Features - Enterprise Data Insights:
NEXT-GENERATION CLUSTERING COMES TO WINDOWS DATA CENTER By Steve
Norall, PolyServe Inc
A typical Windows data center is beset by unmanageable numbers of standalone
servers, active-passive server pairs and storage points, no or limited
high-availability (HA) protection for critical applications and an inability
to easily share data. Not surprising, many Windows enterprises are awakening
to the underlying cost and complexity produced by the sprawl of servers and
their associated storage and software, and are looking to regain control of
their data centers.
An emerging option for these enterprises is a technology solution new to the
Windows data center known as shared data clustering. This solution provides
total cost of ownership (TCO), manageability and fault-tolerance benefits
previously available only to Linux and UNIX enterprises.
Shared data clustering is distinctly different from the high-availability
clustering software common among Windows data centers. The latter is limited
to providing failover protection, usually in clusters of two to four servers
in active-passive configurations. While HA protection is valuable, it can
exacerbate the costly server buildup plaguing many data centers by adding
numerous, under-utilized backup servers.
Shared data clustering, for the first time in the Windows data center,
provides both high availability and the ability for clustered servers to read
and write to the same shared storage and scale out horizontally as demand
dictates. It's now possible to build flexible, scalable on-demand clusters of
up to 16 Windows-based servers that have direct, simultaneous access to file
systems in a storage area network (SAN).
This new generation of Windows clustering has been achieved through several
distributed computing breakthroughs. Chief among them is a fully distributed,
fully journaled cluster file system (CFS) that supports online additions and
deletions of nodes and concurrent multi-node access to shared data. CFS
solutions have been previously available only for Linux and UNIX. Another key
technology development is a completely symmetric, distributed lock manager
that eliminates any single points of failure clusterwide and the single server
bottleneck on file operations.
Shared Data Clustering For Consolidation
The shared data clustering approach has major implications for data center
consolidation projects aimed at reducing cost and complexity for widely
deployed applications such as SQL Server, file serving and Web content
serving. Shared data clustering reduces costs across all four of the main TCO
components: operating/staffing, capital, maintenance support and downtime.
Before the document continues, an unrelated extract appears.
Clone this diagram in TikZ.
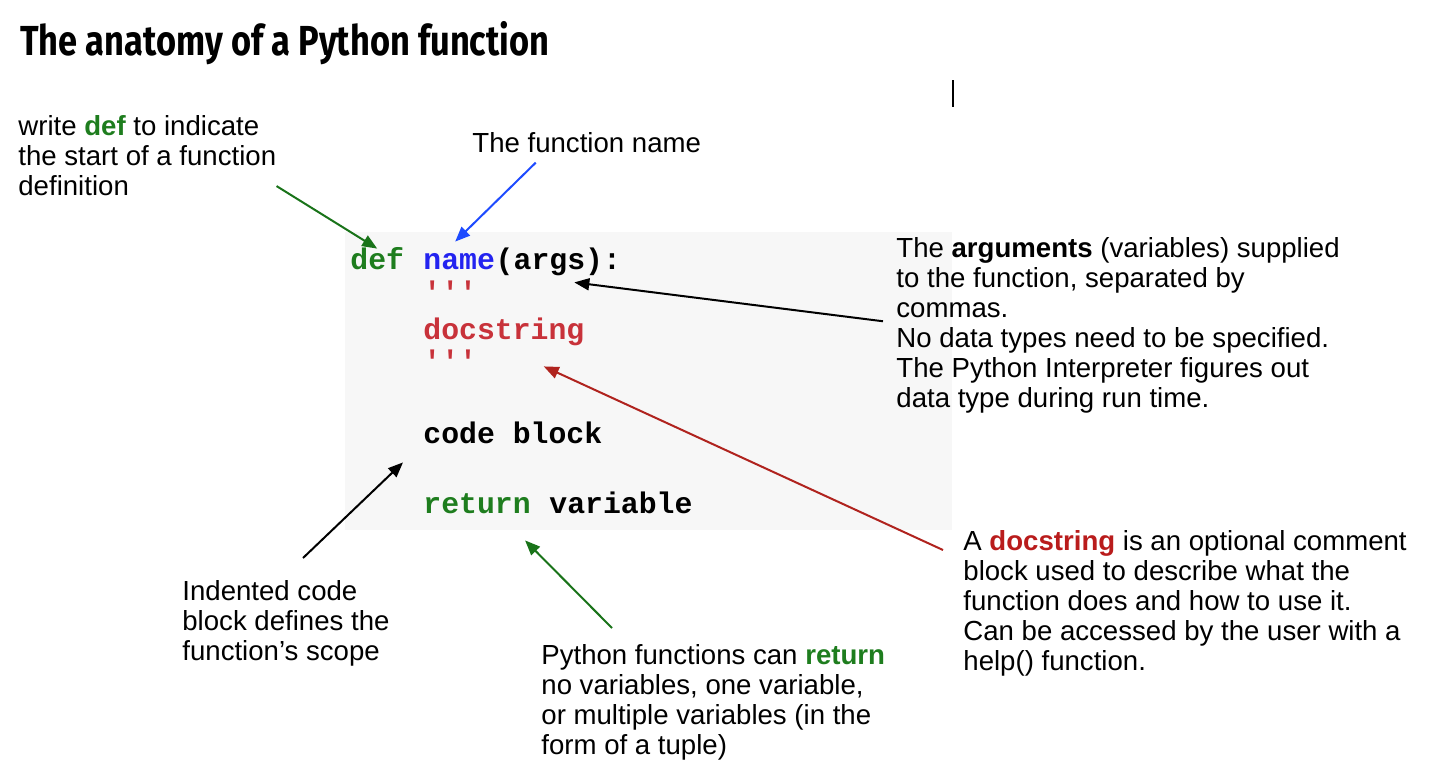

Shared data clustering allows administrators to consolidate under-utilized
servers and application onto a single fault-tolerant, modular, scalable
cluster. This reduces operational costs by cutting the number of managed
servers nearly in half, and simplifies server and application management by
allowing IT to manage many nodes as one from a single, integrated control
console.
By maximizing the use of existing servers, capital costs are reduced due to
less need to buy more hardware. It's also unnecessary to purchase new, larger
servers to achieve consolidation. Shared data clustering enables horizontal
scaling -- or "scale out" -- using smaller low-cost Windows servers versus a
"scale up" approach using large, expensive multi-processor boxes. Only with a
cluster file system is it possible to manage the servers and their data as a
single managed entity and, with file-based applications, achieve performance
that equals or exceeds larger servers -- at a much lower cost.
Shared data clustering also decreases maintenance costs for servers and
storage. Smaller servers are less costly to support than larger servers, and
since servers that share data require less storage, fewer storage entities are
required. The result is less maintenance paid on storage.
The fourth TCO component -- downtime -- can be reduced beyond the capability
of traditional HA clusters. A shared data cluster far exceeds an HA
infrastructure dependent upon small clusters of active-passive pairs. In a
shared data cluster all servers provide backup for each other. A 16-node
cluster configuration represents a 15x improvement in tolerance to server
failures versus a single active-passive pair. Even when multiple nodes fail in
a cluster, continuous availability is maintained.
Application Candidates For Shared Data Access
With all clustered Windows servers given direct concurrent access to shared
data, administrators can scale workloads across multiple servers. Using a
high-speed symmetric Distributed Lock Manager (DLM), shared data clustering
also provides complete cache coherence across the cluster. Without direct
concurrent access to shared data, it's not reasonable for multiple servers to
work on the same application and data at the same time.
Not all Windows-based applications are structured identically to take
advantage of shared data access. Three key applications that derive
significant benefits from a shared data architecture are file server, SQL
Server and Web servers.
File serving is the most common application of Windows servers. Most
corporations have hundreds, if not thousands, of file servers. Data centers
struggle to manage large quantities of both NT4.0 and Windows 2000 file
servers in a coherent, simple way. They also have many distributed file
servers (or active-passive pairs), each with their own storage, resulting in
isolated data silos that need to be backed up and managed. Many administrators
are now demanding better utilization of servers and question the drain on the
bottom line of "passive" or "backup" servers.
Besides solving each of these file-serving concerns, shared data clustering
represents a strong alternative to network-attached storage (NAS) appliances
or filers. A small group of file servers harnessed by a cluster file system
becomes a powerful NAS cluster whose performance can easily exceed a high-end
NAS appliance at a fraction of the cost.
A consolidated, shared data infrastructure for SQL Server offers substantial
cost savings and management economies over existing deployment techniques. By
consolidating multiple SQL Server instances onto a shared data cluster, the
management of the cluster is dramatically reduced, while all SQL Server
instances benefit from high-availability protection. Also, storage management
is greatly simplified. Storage can be provisioned centrally and a single node
in the cluster can back up all data clusterwide.
Web serving with Microsoft Internet Information Server (IIS) is a natural fit
for scale-out architectures. A shared data clustering implementation offers a
simplified way to manage Web content through a shared file system and data
store. Web administrators can centralize all Web content into a single,
easy-to-manage repository where one change to data or content is immediately
available and current across all Web servers. This eliminates the error-prone
steps of copying or replicating data from node to node.
Summing Up
Shared data clustering with high availability can be the foundation for
implementing or improving scale-out implementations. By providing direct
concurrent access to shared data from multiple Windows servers, this new
generation of clustering provides the basis to scale workloads across multiple
servers. Any Windows IT organization or department leader considering server,
storage, software or staffing consolidation should consider its potential for
delivering a more manageable, available and affordable Windows computing
infrastructure.
|